- S&P 500 short interest as % of market cap at 15-year low
- Energy lone sector with above average short interest
- Short sellers targeting fixed income ETFs on yield curve prediction
The median S&P 500 stock short interest as percentage of market capitalization at the start of August was 1.8%, according to Goldman Sachs. Against the backdrop of a seemingly unstoppable stock market, this reading has reached its lowest point since the brokerage began tracking the data in 2004. It is down from 2% at the start of year, and far below the 15-year average of 2.4%. The only sector seeing above average short interest is Energy.
Since the COVID plunge in March, shorts have seen mark-to-market losses of $383.5 billion, according to S3 Partners . At the start of August, they were down $27.2 billion for 2020, with July pulling a previously overall profitable year into the red.
However, the financial technology and analytics firm recently spotted a marked increase in fixed income short selling despite the specter of the Fed purchasing ETFs in future rounds of easing. Five out of the top 10 most shorted ETFs over the last week were Bond ETFs. Short interest in these five ETFs (LQD, IEF, TLT, HYG, AGG) increased by 10% last week. "Bond ETF short sellers may be thinking that the yield curve has bottomed out in the short term and may be trending higher causing the prices of the ETFs bond holdings to decline," said the note.
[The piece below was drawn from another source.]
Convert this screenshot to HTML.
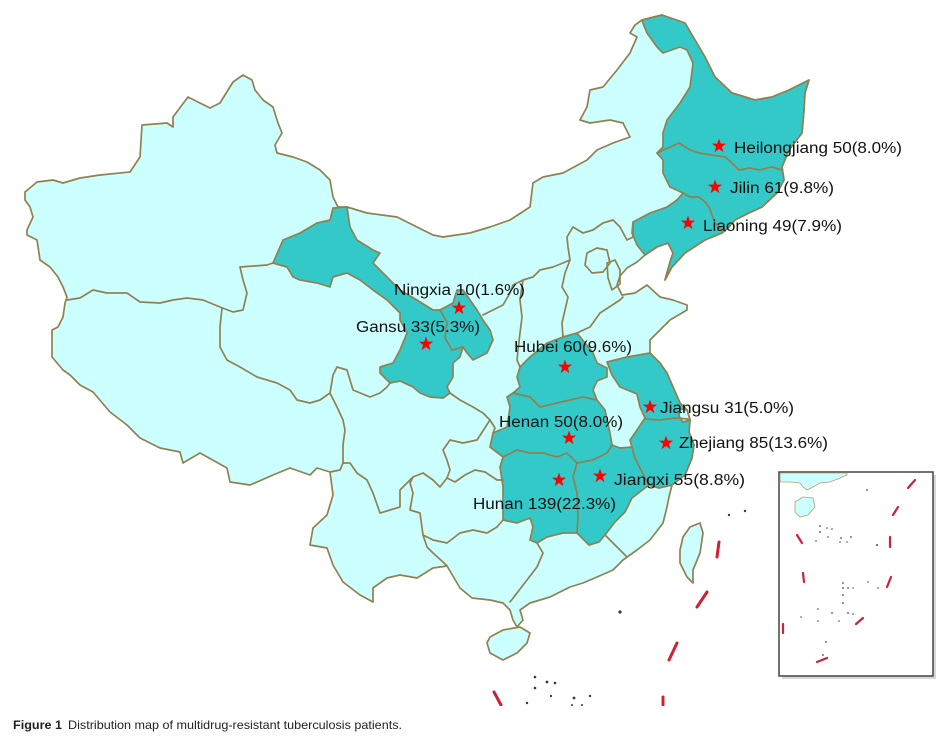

Short sellers have also added $1.6 billion of new short positions in SPY, which tracks the S&P 500 index, while buying-to-cover $841 million of IWM (tracks the Russell 2000) and QQQ (tracks the Nasdaq 100 index). "This action implies investor’s belief that there will be near term underperformance in the core S&P 500 names (up +5% YTD) while tech will continue its momentum march (up +26% YTD) and the broader market that has lagged behind (down -7% YTD) will begin catching up to the rest of the market," wrote analyst Ihor Dusaniwsky.